Use the power of influencers
One of the easiest ways for marketers to promote their product is to rely on brand advocates, their most loyal customers, to support and share positive messages about their product with their social networks. These ambassadors feel connected to the product or service and wish to tell everyone they know about their experience.
Find the influencers inside your company
Depending on the social structure in place within your company, there are probably employees that others respect and esteem for their knowledge and turn to for guidance. Is there someone within the company that could promote the training that other people respect and see as an expert? Could they share their experience about taking the training on the company’s internal communication channels?
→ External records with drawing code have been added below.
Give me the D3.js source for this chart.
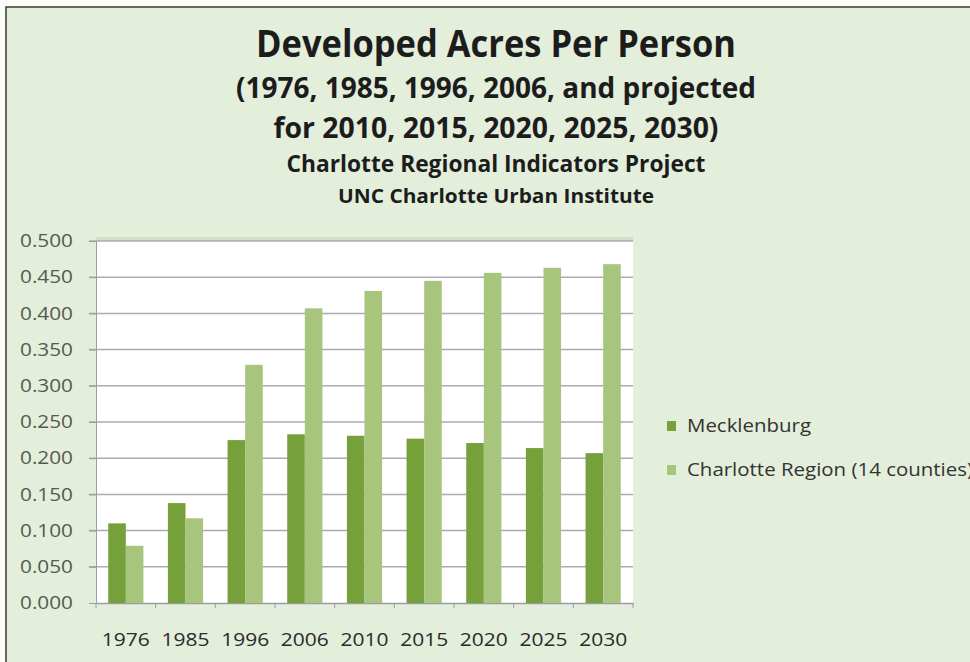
<!DOCTYPE html>
<html>
<head>
<meta charset="utf-8">
<script src="https://cdn.jsdelivr.net/npm/d3@7"></script>
<style>
  body { margin: 0; background: #fdfdf7; }
  svg text { font-family: "Open Sans", "Noto Sans", sans-serif; }
</style>
</head>
<body>
<div id="chart"></div>
<script>
// data
var years = ["1976", "1985", "1996", "2006", "2010", "2015", "2020", "2025", "2030"];
var mecklenburg = [0.110, 0.138, 0.225, 0.233, 0.231, 0.227, 0.221, 0.214, 0.207];
var region = [0.079, 0.117, 0.329, 0.407, 0.431, 0.445, 0.456, 0.463, 0.468];
var seriesNames = ["Mecklenburg", "Charlotte Region (14 counties)"];
var yTicks = [0, 0.05, 0.1, 0.15, 0.2, 0.25, 0.3, 0.35, 0.4, 0.45, 0.5];
var titleLines = [
    "Developed Acres Per Person",
    "(1976, 1985, 1996, 2006, and projected",
    "for 2010, 2015, 2020, 2025, 2030)",
    "Charlotte Regional Indicators Project",
    "UNC Charlotte Urban Institute"
];

var W = 970, H = 662;
var colors = ["#76a03a", "#a8c57e"];

var svg = d3.select("#chart").append("svg")
    .attr("width", W)
    .attr("height", H);

// chart background and frame
svg.append("rect")
    .attr("x", 6).attr("y", 7)
    .attr("width", W + 10).attr("height", H + 10)
    .attr("fill", "#e3eedb")
    .attr("stroke", "#3a3a3a")
    .attr("stroke-width", 1.5);

// titles
var titleSpec = [
    {y: 57, size: 38, w: 480},
    {y: 98, size: 28, w: 520},
    {y: 138, size: 28, w: 445},
    {y: 172, size: 23, w: 419},
    {y: 203, size: 19, w: 316}
];
titleLines.forEach(function(t, i) {
    svg.append("text")
        .attr("x", 496).attr("y", titleSpec[i].y)
        .attr("text-anchor", "middle")
        .attr("font-size", titleSpec[i].size)
        .attr("font-weight", "bold")
        .attr("fill", "#1c1c1c")
        .attr("textLength", titleSpec[i].w)
        .attr("lengthAdjust", "spacingAndGlyphs")
        .text(t);
});

var plot = {left: 96, right: 633, top: 241, bottom: 603};

var x0 = d3.scaleBand()
    .domain(years)
    .range([plot.left, plot.right])
    .paddingInner(0.41)
    .paddingOuter(0.205);

var x1 = d3.scaleBand()
    .domain([0, 1])
    .range([0, x0.bandwidth()]);

var y = d3.scaleLinear()
    .domain([0, 0.5])
    .range([plot.bottom, plot.top]);

// plot area
svg.append("rect")
    .attr("x", plot.left).attr("y", plot.top - 4)
    .attr("width", plot.right - plot.left).attr("height", 4)
    .attr("fill", "#d3e0c3");
svg.append("rect")
    .attr("x", plot.left).attr("y", plot.top)
    .attr("width", plot.right - plot.left).attr("height", plot.bottom - plot.top)
    .attr("fill", "#ffffff");

// grid lines
svg.append("g")
    .selectAll("line")
    .data(yTicks.slice(1))
    .enter().append("line")
    .attr("x1", plot.left - 7).attr("x2", plot.right)
    .attr("y1", function(d) { return y(d); })
    .attr("y2", function(d) { return y(d); })
    .attr("stroke", "#a9abb3")
    .attr("stroke-width", 1.5);

// y axis
var yAxis = svg.append("g")
    .attr("transform", "translate(" + plot.left + ",0)")
    .call(d3.axisLeft(y).tickValues(yTicks).tickFormat(d3.format(".3f")).tickSize(7).tickPadding(16));
yAxis.select(".domain").attr("stroke", "#9a9ca6");
yAxis.selectAll(".tick line").attr("stroke", "#9a9ca6");
yAxis.selectAll("text")
    .attr("font-size", 18)
    .attr("fill", "#555a50")
    .attr("textLength", 53)
    .attr("lengthAdjust", "spacingAndGlyphs");

// x axis
var xAxis = svg.append("g")
    .attr("transform", "translate(0," + plot.bottom + ")")
    .call(d3.axisBottom(x0).tickSize(0));
xAxis.select(".domain").attr("stroke", "#9a9ca6").attr("stroke-width", 1.5);
xAxis.selectAll("text")
    .attr("y", 43)
    .attr("dy", 0)
    .attr("font-size", 18)
    .attr("fill", "#2a2a2a")
    .attr("textLength", 48)
    .attr("lengthAdjust", "spacingAndGlyphs");

// small ticks between categories
var step = x0.step();
svg.append("g")
    .selectAll("line")
    .data(d3.range(years.length + 1))
    .enter().append("line")
    .attr("x1", function(d) { return plot.left + d * step; })
    .attr("x2", function(d) { return plot.left + d * step; })
    .attr("y1", plot.bottom)
    .attr("y2", plot.bottom + 5)
    .attr("stroke", "#9a9ca6");

// bars
var groups = svg.append("g")
    .selectAll("g")
    .data(years)
    .enter().append("g")
    .attr("transform", function(d) { return "translate(" + x0(d) + ",0)"; });

groups.selectAll("rect")
    .data(function(d, i) { return [mecklenburg[i], region[i]]; })
    .enter().append("rect")
    .attr("x", function(d, j) { return x1(j); })
    .attr("width", x1.bandwidth())
    .attr("y", function(d) { return y(d); })
    .attr("height", function(d) { return y(0) - y(d); })
    .attr("fill", function(d, j) { return colors[j]; });

// legend
var legendWidths = [124, 286];
var legend = svg.append("g")
    .selectAll("g")
    .data(seriesNames)
    .enter().append("g")
    .attr("transform", function(d, i) { return "translate(667," + (426 + i * 44) + ")"; });

legend.append("rect")
    .attr("x", 0).attr("y", -5)
    .attr("width", 9).attr("height", 10)
    .attr("fill", function(d, i) { return colors[i]; });

legend.append("text")
    .attr("x", 20).attr("y", 6)
    .attr("font-size", 18)
    .attr("fill", "#333333")
    .attr("textLength", function(d, i) { return legendWidths[i]; })
    .attr("lengthAdjust", "spacingAndGlyphs")
    .text(function(d) { return d; });
</script>
</body>
</html>
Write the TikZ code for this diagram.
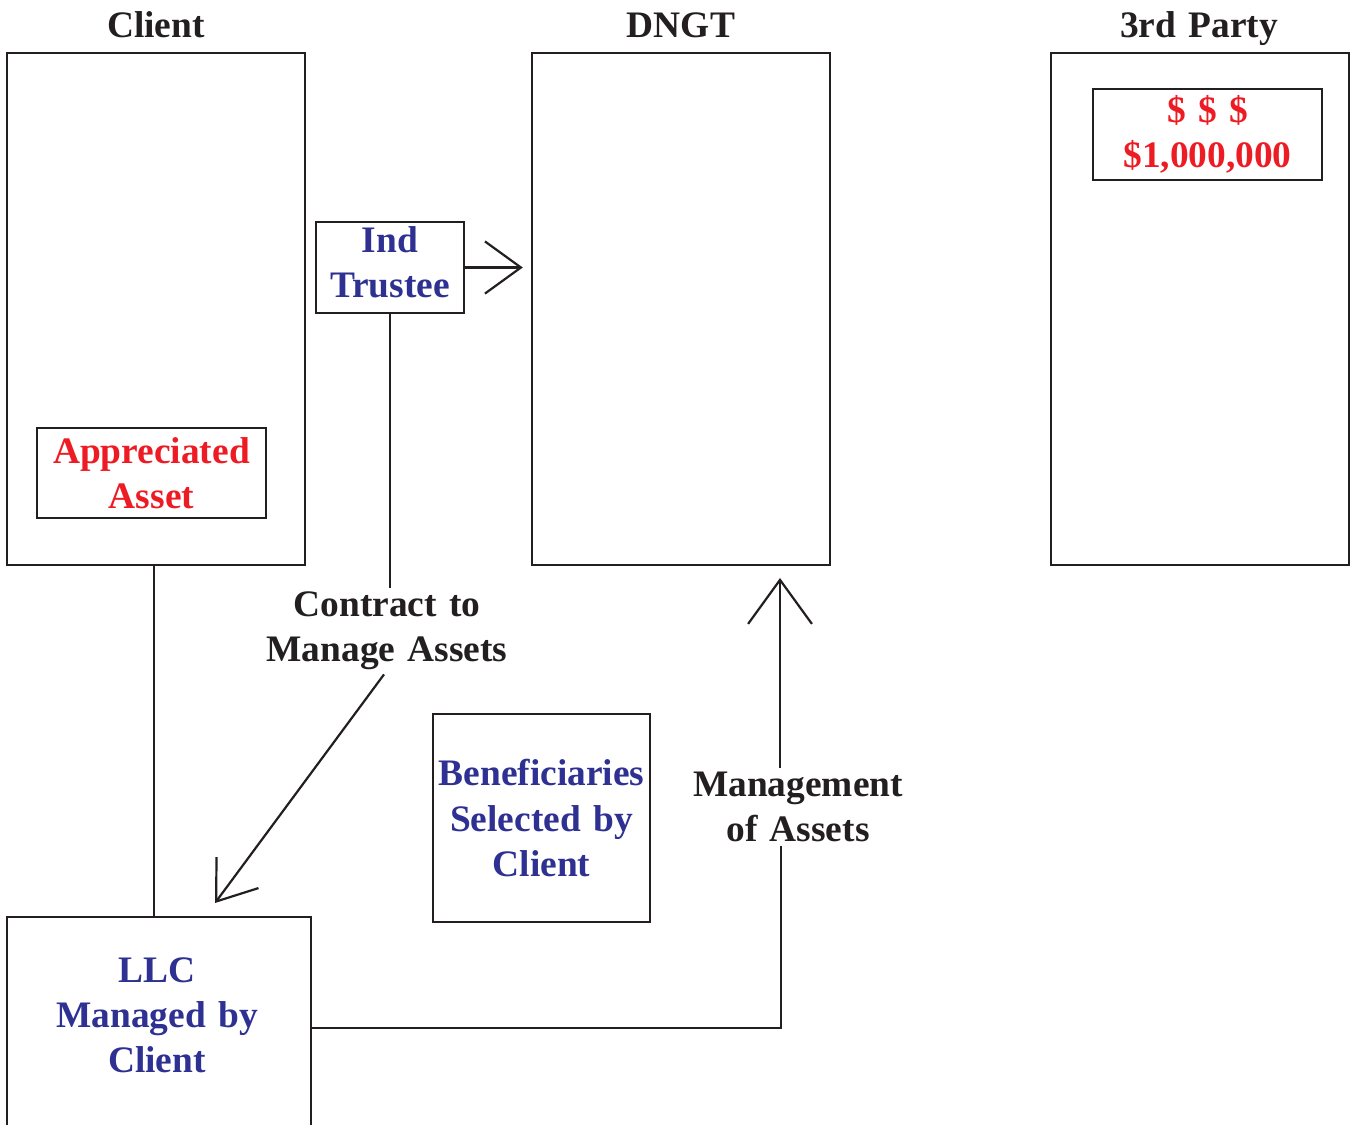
\documentclass[tikz,border=0pt]{standalone}
\usepackage{fontspec}
\setmainfont{Liberation Serif}
\usetikzlibrary{arrows.meta,calc}
\definecolor{tblue}{RGB}{46,49,146}
\definecolor{tred}{RGB}{237,28,36}
\definecolor{tline}{RGB}{35,31,32}
\newcommand\mywidesp{\spaceskip=0.33em plus 0.1em\relax}
\begin{document}
\begin{tikzpicture}[x=0.5pt,y=-0.5pt,
  every node/.style={font=\fontsize{18.7pt}{22.5pt}\selectfont\bfseries\mywidesp},
  bigbox/.style={draw=tline,line width=1.2pt,minimum width=149pt,minimum height=256pt,inner sep=0pt},
  box/.style={draw=tline,line width=1.2pt,inner sep=0pt,align=center},
  title/.style={text=tline,inner sep=0pt,anchor=base},
  lbl/.style={text=tline,align=center,inner sep=2pt},
  conn/.style={draw=tline,line width=1.1pt},
  arr/.style={conn,-{Straight Barb[length=#1pt,width=1.45*#1pt,line width=1.1pt]}},
]
\useasboundingbox (0,0) rectangle (1352,1124);
% titles
\node[title] (tclient) at (156,37) {Client};
\node[title] (tdngt) at (681,37) {DNGT};
\node[title] (tparty) at (1199,37) {3rd Party};
% big boxes
\node[bigbox] (client) at (156,309) {};
\node[bigbox] (dngt) at (681,309) {};
\node[bigbox] (party) at (1200,309) {};
% inner boxes
\node[box,text=tred,minimum width=114.5pt,minimum height=45pt] (asset) at (151.5,473) {Appreciated\\Asset};
\node[box,text=tred,minimum width=114.5pt,minimum height=45.5pt] (money) at (1207.5,134.5) {\$ \$ \$\\\$1,000,000};
\node[box,text=tblue,minimum width=74pt,minimum height=45.5pt,text depth=5pt] (trustee) at (390,267.5) {Ind\\Trustee};
\node[box,text=tblue,minimum width=108.5pt,minimum height=104pt] (benef) at (541.5,818) {Beneficiaries\\Selected by\\Client};
\node[box,minimum width=152pt,minimum height=111pt] (llc) at (159,1028) {};
\node[text=tblue,align=center,inner sep=0pt] (llctext) at (157,1015) {LLC\\Managed by\\Client};
% labels
\node[lbl] (contract) at (387,631) {Contract to\\Manage Assets};
\node[lbl] (mgmt) at (798,807) {Management\\of Assets};
% coordinates
\coordinate (llctip) at (215,903);
\coordinate (mbend) at (781,1028);
\coordinate (mtip) at (780,578);
% connectors
\draw[arr=18] (trustee.east) -- ($(trustee.east -| dngt.west)+(-8,0)$);
\draw[conn] (trustee.south) -- (trustee.south |- contract.north);
\draw[arr=18] ($(contract.south)+(-3,0)$) -- (llctip);
\draw[conn] ($(client.south)+(-2,0)$) -- ($(client.south |- llc.north)+(-2,0)$);
\draw[conn] ($(dngt.south)+(-83,0)$) -- ($(dngt.south)+(-83,0)$ |- benef.north);
\draw[conn] (llc.east) -- (mbend) -- (mbend |- mgmt.south);
\draw[arr=22] (mtip |- mgmt.north) -- (mtip);
\end{tikzpicture}
\end{document}
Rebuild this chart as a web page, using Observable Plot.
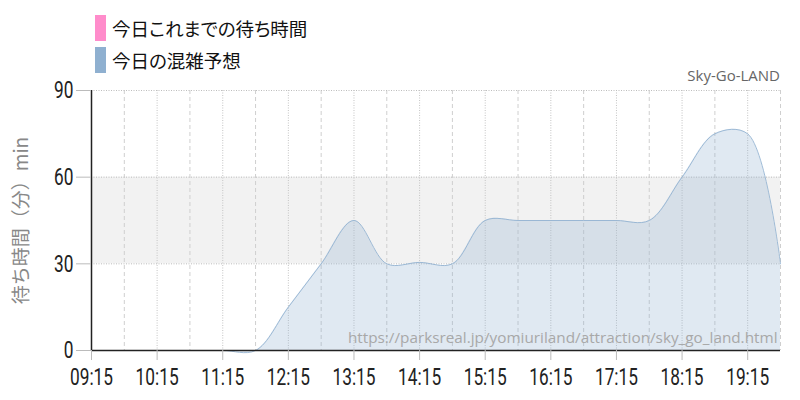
<!DOCTYPE html>
<html>
<head>
<meta charset="utf-8">
<script src="https://cdn.jsdelivr.net/npm/d3@7"></script>
<script src="https://cdn.jsdelivr.net/npm/@observablehq/plot@0.6"></script>
<style>
  body { margin: 0; background: #fff; }
  #wrap { position: relative; width: 800px; height: 400px; overflow: hidden; }
  #legend { position: absolute; left: 0; top: 0; width: 800px; height: 80px; }
  .item { position: absolute; left: 95px; display: flex; align-items: center; font-family: "Noto Sans CJK JP", sans-serif; font-size: 18.5px; color: #111; font-feature-settings: "palt"; }
  .sw { width: 11px; height: 26px; margin-right: 6px; }
  #credit { position: absolute; right: 20px; top: 65px; font-family: "Open Sans", sans-serif; font-size: 15px; color: #666; }
  #chart { position: absolute; left: 0; top: 70px; }
  #chart svg { background: transparent; overflow: visible; }
</style>
</head>
<body>
<div id="wrap">
  <div id="chart"></div>
  <div id="legend"></div>
  <div id="credit"></div>
</div>
<script>
// ---- data ----
const seriesNames = ["今日これまでの待ち時間", "今日の混雑予想"];
const seriesColors = ["#ff8ccb", "#8fb0d0"];
const times = ["09:15","09:45","10:15","10:45","11:15","11:45","12:15","12:45","13:15","13:45","14:15",
               "14:45","15:15","15:45","16:15","16:45","17:15","17:45","18:15","18:45","19:15","19:45"];
const forecast = [0,0,0,0,0,0,15,30,45,30,30.5,30,45,45,45,45,45,45,60,75,75,30];
const actualTimes = [];   // 今日これまでの待ち時間 (no data recorded)
const actualValues = [];
const xTicks = ["09:15","10:15","11:15","12:15","13:15","14:15","15:15","16:15","17:15","18:15","19:15"];
const yTicks = [0, 30, 60, 90];
const bandRange = [30, 60];
const yLabel = "待ち時間（分）min";
const creditText = "Sky-Go-LAND";
const urlText = "https://parksreal.jp/yomiuriland/attraction/sky_go_land.html";

// ---- helpers ----
const toMin = s => { const [h, m] = s.split(":").map(Number); return h * 60 + m; };
const fmt = m => String(Math.floor(m / 60)).padStart(2, "0") + ":" + String(m % 60).padStart(2, "0");
const forecastData = times.map((t, i) => ({x: toMin(t), y: forecast[i]}));
const actualData = actualTimes.map((t, i) => ({x: toMin(t), y: actualValues[i]}));
const tickMins = xTicks.map(toMin);
const gridMins = times.map(toMin).slice(1);
const dashedGrid = gridMins.filter(m => !tickMins.includes(m));
const dottedGrid = gridMins.filter(m => tickMins.includes(m));
const xDomain = [toMin(times[0]), toMin(times[times.length - 1])];

// ---- legend ----
const legend = document.getElementById("legend");
seriesNames.forEach((name, i) => {
  const item = document.createElement("div");
  item.className = "item";
  item.style.top = (15 + i * 32) + "px";
  item.innerHTML = `<span class="sw" style="background:${seriesColors[i]}"></span><span>${name}</span>`;
  legend.appendChild(item);
});
document.getElementById("credit").textContent = creditText;

const tickFont = 'Roboto, sans-serif';

const chart = Plot.plot({
  width: 800,
  height: 330,
  marginTop: 20,
  marginLeft: 91,
  marginRight: 20,
  marginBottom: 50,
  x: {domain: xDomain},
  y: {domain: [0, 90]},
  marks: [
    Plot.rectY([bandRange], {y1: d => d[0], y2: d => d[1], fill: "#f2f2f2"}),
    Plot.ruleX(dashedGrid, {stroke: "#cfcfcf", strokeDasharray: "4,3"}),
    Plot.ruleX(dottedGrid, {stroke: "#c4c4c4", strokeDasharray: "1,1.5"}),
    Plot.ruleY(yTicks.filter(v => v > 0), {stroke: "#bdbdbd", strokeDasharray: "1,1.5"}),
    Plot.areaY(forecastData, {x: "x", y: "y", curve: "catmull-rom", fill: seriesColors[1], fillOpacity: 0.28}),
    Plot.lineY(forecastData, {x: "x", y: "y", curve: "catmull-rom", stroke: seriesColors[1], strokeWidth: 1, strokeOpacity: 0.85}),
    Plot.lineY(actualData, {x: "x", y: "y", curve: "catmull-rom", stroke: seriesColors[0], strokeWidth: 2}),
    Plot.ruleX([xDomain[0]], {stroke: "#222", strokeWidth: 1.5}),
    Plot.ruleY([0], {stroke: "#222", strokeWidth: 1.5}),
    Plot.axisY({ticks: yTicks, tickSize: 15, tickPadding: 3, stroke: "#bbb", fill: "#222",
                fontSize: 24, fontFamily: tickFont, label: null}),
    Plot.axisX({ticks: tickMins, tickFormat: fmt, tickSize: 10, tickPadding: 7, stroke: "#bbb", fill: "#222",
                fontSize: 24, fontFamily: tickFont, label: null}),
    Plot.text([urlText], {frameAnchor: "bottom-right", dx: -3, dy: -8, textAnchor: "end", lineAnchor: "bottom",
                          fill: "#a8a8a8", fontSize: 15.3, fontFamily: "Open Sans, sans-serif"}),
    Plot.text([yLabel], {frameAnchor: "left", dx: -70, rotate: -90, textAnchor: "middle", fill: "#888", fontSize: 19,
                         fontFamily: '"Noto Sans CJK JP", sans-serif'})
  ]
});
// condense the tick labels horizontally (narrow numeric face)
chart.querySelectorAll('g[aria-label="x-axis tick label"] text, g[aria-label="y-axis tick label"] text').forEach(t => {
  const tr = t.getAttribute("transform") || "";
  t.setAttribute("transform", tr + " scale(0.72,1)");
});
document.getElementById("chart").appendChild(chart);
</script>
</body>
</html>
Could an influential employee “star” in the training? They could be interviewed as a subject matter expert in a video to share their experience and recommendations with others who need to learn more about their field, or explain their role to position themselves as an internal expert.
Promote your training
Your training is ready to be launched, but have you thought about how you will deploy it? Sending an email to learners telling them they have to take yet another training by a certain date, or automatically enrolling them for the course on the LMS is a recipe for disengagement. Consider creating a campaign to accompany your learners to best adopt this change before, during, and after the training’s launch. Use a branded visual to encourage recognition.
Before the training is ready, do some teasing to incite curiosity about your training. You can do multiple campaigns leading up to the training; in each communication let the learners know what is great about your training and how it will have a positive impact for them. Give them the countdown to let them know when it is coming. Exactly like for movies and new tv series releases, you could create a teaser video or a poster; these additional materials do not necessary need to explain the course in detail, or show all the graphics and the structure. The most important thing to remember when creating these type of collateral materials is that they need to intrigue the learners.
During the launch: Grand opening, let the learners know it is ready and make sure they have a quick and easy access. Bring the communication offline by making it real! If your training has high-stakes for a company-wide transformational change, make sure reminders are not only in the learner’s digital space, but are also present in the physical realm to constantly and subtly remind them. This can be posters promoting the training hung up in the office, by the coffee machine, or anywhere that employees are likely to take a moment to observe their surroundings. You could even think to organize a launch party in the office where employees can go and talk about the topic of the course while having a cup of coffee and a muffin.
After the launch: Make sure to create some buzz around your training to ensure all learners complete it. You may be able to use FOMO (fear of missing out) to your advantage . For example, if you have access to the LMS data, let the learners know the completion rate of other learners to encourage them to take the training: “70% of employees have completed the training. Are you ready to join them?” Show the results to the management and put in place some actions to increase the completion rate.
Certifications: giving a printed version of completion to share with the learners—send it to them, let them hang it on the wall, suggest that they add the certification to their CV and LinkedIn profile. This will give value to the training and learners will feel proud of their certification.